Their answer, which was 22 pages long, used a macro, or big-picture model and a micro, or low-level one, to capture the impact of self-driving cars on the road, said their adviser, Puget Sound math professor Mike Spivey.

Their models showed that at high traffic densities, traffic delays would decrease when the number of self-driving cars on the road increased. The team’s model also showed that if the concentration of self-driving cars were to rise above 5 percent, a car lane reserved for self-driving cars only — on roads with three or more lanes — would reduce travel delays for both human-driven and self-driving cars.

The team’s answer included a letter to Gov. Jay Inslee that summarized their findings. “Our simulation suggests that when self-driving cars impact traffic flow at all, they improve roadways for everyone, not only for the owners of self-driving cars,” they wrote.

The students also raised some caveats. Their simulation was limited, they said, and didn’t take into account a variety of other issues — including changes in traffic volumes over the course of a day, the effect of bad weather on traffic patterns, even the psychological effects that the presence of self-driving cars could have on other motorists.
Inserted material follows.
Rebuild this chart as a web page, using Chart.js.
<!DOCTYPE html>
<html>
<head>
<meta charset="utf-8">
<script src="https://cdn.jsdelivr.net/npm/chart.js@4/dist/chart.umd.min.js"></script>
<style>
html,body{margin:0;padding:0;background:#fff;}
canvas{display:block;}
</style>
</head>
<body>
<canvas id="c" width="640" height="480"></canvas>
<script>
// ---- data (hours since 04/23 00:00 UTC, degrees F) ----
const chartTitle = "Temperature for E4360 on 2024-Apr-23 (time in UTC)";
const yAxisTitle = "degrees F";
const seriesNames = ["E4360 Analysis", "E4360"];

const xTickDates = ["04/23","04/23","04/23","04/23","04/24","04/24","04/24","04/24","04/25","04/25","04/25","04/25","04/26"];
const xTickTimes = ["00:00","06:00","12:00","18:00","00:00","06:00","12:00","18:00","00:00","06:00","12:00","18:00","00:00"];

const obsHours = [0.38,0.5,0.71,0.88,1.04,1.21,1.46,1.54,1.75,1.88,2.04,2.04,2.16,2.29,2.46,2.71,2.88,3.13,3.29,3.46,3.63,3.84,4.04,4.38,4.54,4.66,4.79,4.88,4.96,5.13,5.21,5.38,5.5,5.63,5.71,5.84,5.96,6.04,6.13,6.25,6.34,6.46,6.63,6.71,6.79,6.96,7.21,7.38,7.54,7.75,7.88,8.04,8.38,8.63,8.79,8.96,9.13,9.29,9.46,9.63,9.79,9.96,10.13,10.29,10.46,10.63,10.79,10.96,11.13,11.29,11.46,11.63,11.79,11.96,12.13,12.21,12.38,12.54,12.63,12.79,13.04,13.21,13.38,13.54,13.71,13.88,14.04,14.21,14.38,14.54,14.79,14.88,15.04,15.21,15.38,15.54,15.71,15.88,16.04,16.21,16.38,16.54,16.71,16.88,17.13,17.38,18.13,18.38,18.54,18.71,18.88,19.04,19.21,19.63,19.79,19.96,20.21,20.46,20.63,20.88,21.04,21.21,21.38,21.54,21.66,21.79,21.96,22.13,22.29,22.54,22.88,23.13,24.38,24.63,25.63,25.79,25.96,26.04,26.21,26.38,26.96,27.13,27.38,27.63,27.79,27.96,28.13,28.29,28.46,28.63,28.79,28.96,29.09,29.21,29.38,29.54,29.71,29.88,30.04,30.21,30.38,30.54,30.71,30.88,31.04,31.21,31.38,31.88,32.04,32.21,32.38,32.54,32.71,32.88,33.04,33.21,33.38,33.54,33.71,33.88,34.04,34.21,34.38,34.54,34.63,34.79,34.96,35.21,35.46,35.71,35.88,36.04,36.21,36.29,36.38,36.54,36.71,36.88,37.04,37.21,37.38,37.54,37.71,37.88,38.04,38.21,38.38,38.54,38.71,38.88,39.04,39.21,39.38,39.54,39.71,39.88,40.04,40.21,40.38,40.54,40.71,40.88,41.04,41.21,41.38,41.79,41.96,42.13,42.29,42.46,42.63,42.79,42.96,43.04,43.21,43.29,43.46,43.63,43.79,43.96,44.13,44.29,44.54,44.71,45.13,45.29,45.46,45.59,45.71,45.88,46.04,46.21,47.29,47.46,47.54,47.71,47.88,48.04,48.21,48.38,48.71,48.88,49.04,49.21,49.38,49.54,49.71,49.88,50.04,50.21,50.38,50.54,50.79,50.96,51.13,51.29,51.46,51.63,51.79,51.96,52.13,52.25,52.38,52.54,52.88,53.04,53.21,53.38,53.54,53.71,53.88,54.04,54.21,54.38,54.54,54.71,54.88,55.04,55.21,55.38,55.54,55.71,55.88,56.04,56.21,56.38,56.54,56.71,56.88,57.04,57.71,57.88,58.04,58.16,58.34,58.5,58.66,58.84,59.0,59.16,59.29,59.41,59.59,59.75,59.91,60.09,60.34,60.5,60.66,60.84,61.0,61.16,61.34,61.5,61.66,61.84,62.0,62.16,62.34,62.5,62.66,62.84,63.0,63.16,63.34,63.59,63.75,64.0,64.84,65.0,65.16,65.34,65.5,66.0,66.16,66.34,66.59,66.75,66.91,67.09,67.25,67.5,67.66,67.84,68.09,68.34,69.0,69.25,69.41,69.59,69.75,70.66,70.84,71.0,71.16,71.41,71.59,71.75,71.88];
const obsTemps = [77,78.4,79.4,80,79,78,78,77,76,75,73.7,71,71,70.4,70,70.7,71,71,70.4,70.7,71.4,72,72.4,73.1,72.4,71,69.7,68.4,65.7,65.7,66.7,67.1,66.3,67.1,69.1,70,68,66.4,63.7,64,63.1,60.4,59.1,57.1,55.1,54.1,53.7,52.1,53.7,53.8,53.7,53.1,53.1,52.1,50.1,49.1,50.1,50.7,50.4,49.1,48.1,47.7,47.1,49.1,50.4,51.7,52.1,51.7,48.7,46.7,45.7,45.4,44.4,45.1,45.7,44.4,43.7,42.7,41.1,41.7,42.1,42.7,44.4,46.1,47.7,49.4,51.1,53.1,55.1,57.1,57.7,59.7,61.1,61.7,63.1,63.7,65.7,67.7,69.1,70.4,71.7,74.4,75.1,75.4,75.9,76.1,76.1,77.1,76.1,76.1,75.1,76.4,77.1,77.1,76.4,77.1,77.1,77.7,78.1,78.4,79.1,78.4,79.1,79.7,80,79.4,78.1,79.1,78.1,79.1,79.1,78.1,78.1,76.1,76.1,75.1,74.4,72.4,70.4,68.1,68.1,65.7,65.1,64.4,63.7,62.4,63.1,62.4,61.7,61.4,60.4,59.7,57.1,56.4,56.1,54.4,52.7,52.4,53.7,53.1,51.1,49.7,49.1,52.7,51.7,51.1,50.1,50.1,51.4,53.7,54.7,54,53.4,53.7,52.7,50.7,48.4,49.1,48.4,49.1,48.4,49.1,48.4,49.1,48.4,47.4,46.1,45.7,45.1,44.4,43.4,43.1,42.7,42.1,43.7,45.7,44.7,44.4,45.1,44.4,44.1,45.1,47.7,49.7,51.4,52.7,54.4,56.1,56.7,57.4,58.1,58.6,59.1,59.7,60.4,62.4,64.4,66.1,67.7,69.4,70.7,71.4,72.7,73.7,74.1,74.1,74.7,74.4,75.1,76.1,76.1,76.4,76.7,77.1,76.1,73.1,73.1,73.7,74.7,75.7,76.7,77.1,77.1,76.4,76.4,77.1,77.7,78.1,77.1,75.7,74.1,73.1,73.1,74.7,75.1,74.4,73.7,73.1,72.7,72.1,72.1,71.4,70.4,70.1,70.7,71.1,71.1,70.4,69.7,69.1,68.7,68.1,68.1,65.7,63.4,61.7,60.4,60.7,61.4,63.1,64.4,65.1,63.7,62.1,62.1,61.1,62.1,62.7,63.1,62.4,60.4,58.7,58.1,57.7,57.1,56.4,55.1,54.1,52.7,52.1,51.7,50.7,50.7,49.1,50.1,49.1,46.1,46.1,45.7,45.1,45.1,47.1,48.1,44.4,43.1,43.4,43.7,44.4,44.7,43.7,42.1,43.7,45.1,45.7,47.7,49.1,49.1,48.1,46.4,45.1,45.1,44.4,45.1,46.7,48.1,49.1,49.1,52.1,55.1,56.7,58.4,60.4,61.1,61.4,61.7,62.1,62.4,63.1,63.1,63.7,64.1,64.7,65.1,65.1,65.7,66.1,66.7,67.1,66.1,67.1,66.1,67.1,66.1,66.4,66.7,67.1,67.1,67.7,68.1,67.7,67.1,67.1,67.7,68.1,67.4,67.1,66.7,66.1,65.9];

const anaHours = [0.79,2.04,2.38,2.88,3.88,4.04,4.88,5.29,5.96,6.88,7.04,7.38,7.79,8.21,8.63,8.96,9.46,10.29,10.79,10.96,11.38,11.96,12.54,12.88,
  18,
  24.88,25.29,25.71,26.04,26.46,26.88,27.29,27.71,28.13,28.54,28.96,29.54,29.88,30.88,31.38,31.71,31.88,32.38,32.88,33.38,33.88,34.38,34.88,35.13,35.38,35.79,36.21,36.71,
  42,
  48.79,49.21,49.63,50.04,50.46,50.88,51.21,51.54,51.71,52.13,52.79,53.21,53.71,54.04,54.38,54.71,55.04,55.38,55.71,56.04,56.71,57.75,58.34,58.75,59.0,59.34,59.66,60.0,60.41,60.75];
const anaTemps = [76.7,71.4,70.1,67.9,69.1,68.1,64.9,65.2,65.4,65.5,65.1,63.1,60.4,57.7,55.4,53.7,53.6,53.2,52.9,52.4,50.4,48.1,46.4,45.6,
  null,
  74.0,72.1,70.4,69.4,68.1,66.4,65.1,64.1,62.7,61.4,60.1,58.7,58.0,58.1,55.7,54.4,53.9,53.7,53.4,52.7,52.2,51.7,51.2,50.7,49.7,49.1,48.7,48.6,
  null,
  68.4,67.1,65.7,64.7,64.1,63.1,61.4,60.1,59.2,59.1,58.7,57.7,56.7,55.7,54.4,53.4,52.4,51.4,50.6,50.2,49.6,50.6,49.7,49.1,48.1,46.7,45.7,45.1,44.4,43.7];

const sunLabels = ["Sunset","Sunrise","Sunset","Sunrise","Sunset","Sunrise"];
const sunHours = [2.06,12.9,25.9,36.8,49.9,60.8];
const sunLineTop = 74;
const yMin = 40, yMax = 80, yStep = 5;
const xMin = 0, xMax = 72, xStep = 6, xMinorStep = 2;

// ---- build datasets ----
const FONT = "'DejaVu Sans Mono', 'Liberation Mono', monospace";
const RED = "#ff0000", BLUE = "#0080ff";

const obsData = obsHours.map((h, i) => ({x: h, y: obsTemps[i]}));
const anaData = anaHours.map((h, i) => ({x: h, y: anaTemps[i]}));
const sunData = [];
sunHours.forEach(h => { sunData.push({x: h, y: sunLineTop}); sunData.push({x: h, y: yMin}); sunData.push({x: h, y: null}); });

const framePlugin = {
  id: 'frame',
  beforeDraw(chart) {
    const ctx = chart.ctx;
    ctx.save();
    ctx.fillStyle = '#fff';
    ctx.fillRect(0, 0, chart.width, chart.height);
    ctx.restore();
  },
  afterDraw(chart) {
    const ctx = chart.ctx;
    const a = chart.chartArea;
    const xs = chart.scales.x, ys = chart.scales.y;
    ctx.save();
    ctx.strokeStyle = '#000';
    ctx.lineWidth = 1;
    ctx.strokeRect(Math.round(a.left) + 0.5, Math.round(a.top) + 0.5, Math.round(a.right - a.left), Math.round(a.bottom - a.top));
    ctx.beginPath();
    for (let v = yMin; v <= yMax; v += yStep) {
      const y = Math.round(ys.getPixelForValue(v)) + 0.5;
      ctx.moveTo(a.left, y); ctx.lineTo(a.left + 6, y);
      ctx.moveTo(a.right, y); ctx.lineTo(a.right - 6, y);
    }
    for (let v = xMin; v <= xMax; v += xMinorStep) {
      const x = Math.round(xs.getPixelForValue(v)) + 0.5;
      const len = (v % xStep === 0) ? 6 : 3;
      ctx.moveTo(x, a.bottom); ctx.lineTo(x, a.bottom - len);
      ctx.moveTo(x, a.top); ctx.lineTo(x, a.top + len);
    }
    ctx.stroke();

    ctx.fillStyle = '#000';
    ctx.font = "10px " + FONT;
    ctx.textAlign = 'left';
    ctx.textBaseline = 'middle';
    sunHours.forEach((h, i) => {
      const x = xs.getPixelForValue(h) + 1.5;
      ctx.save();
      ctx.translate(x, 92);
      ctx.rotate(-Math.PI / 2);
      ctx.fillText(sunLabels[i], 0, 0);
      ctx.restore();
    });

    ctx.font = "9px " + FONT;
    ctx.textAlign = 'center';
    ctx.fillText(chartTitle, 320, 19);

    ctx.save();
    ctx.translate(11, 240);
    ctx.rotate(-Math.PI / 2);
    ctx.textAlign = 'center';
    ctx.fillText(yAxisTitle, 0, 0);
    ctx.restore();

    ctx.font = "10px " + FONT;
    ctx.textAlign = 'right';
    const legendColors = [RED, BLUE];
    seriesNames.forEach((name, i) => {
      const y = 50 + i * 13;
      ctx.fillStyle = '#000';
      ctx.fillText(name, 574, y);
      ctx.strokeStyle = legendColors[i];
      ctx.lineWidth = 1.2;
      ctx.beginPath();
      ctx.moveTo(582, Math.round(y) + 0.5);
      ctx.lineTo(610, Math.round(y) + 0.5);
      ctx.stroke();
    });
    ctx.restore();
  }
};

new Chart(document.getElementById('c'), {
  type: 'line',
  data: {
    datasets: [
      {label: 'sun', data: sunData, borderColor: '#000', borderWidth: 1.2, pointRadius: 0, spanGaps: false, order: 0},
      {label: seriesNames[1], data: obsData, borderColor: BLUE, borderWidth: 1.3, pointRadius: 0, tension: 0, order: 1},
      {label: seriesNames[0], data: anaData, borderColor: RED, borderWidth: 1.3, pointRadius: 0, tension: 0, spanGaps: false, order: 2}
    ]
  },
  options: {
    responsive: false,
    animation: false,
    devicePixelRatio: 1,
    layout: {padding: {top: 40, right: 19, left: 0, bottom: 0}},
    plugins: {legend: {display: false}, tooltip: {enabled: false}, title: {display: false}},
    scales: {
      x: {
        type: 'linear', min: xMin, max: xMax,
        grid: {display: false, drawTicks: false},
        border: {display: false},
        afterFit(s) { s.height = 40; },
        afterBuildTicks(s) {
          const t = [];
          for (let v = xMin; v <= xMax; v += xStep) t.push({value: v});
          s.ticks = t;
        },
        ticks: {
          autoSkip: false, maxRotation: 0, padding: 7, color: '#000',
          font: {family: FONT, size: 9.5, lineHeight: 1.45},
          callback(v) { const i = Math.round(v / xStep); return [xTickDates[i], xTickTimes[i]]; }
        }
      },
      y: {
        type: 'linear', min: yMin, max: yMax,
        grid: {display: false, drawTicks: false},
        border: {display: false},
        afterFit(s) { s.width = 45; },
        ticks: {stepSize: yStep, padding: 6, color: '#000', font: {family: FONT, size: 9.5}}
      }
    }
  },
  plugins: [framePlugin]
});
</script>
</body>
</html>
“Their paper covered the complete modeling process well,” said Spivey, who has been advising the math-model team for 10 years and served as a regional judge for two years. “It was well-written, with clear explanations and clear recommendations. Combining a macro and a micro model was a good idea, too, as it allows you to look at the problem from two different angles.”

The competition is run by Consortium for Mathematics and its Applications. Students could choose one of three problems to solve, and they had four days to come up with their answer — which included constructing and testing the models and writing everything up.
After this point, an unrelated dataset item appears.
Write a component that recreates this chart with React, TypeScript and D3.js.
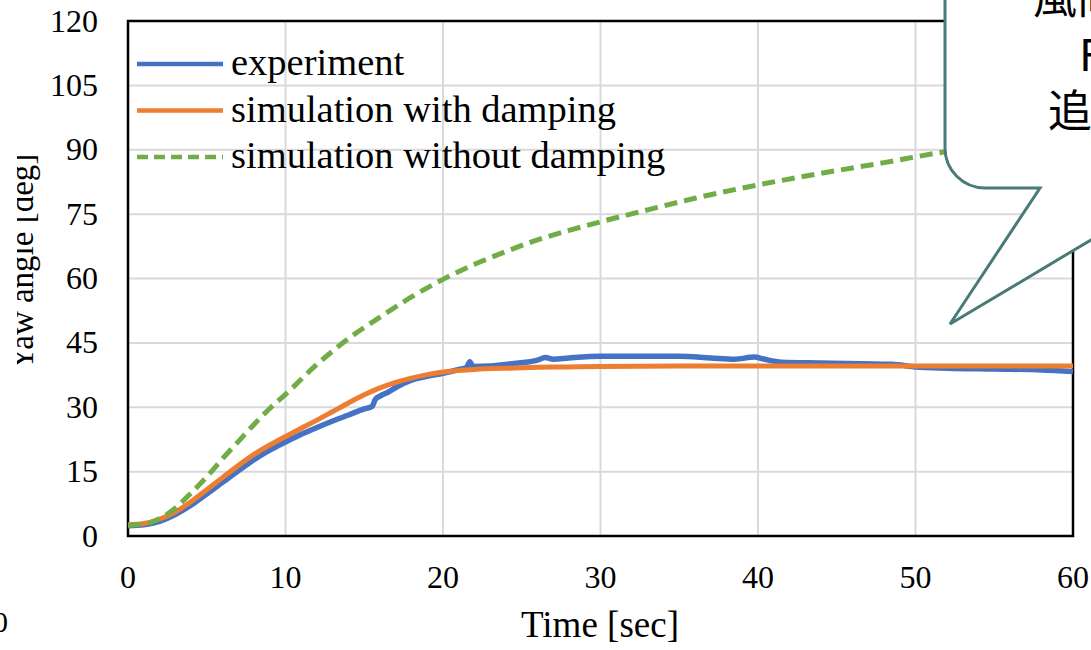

A second Puget Sound team, made up of Leslie Joe, Rachel Hirsch and Henry Woody, also did well, scoring a “successful participant” rating on a different problem.

Spivey said he thinks the liberal-arts college does a good job preparing students not only to be good mathematicians and scientists, but also to explain the math and science behind their ideas.

“A large part of this competition is not just constructing a good model,” he said, “but also explaining it well.”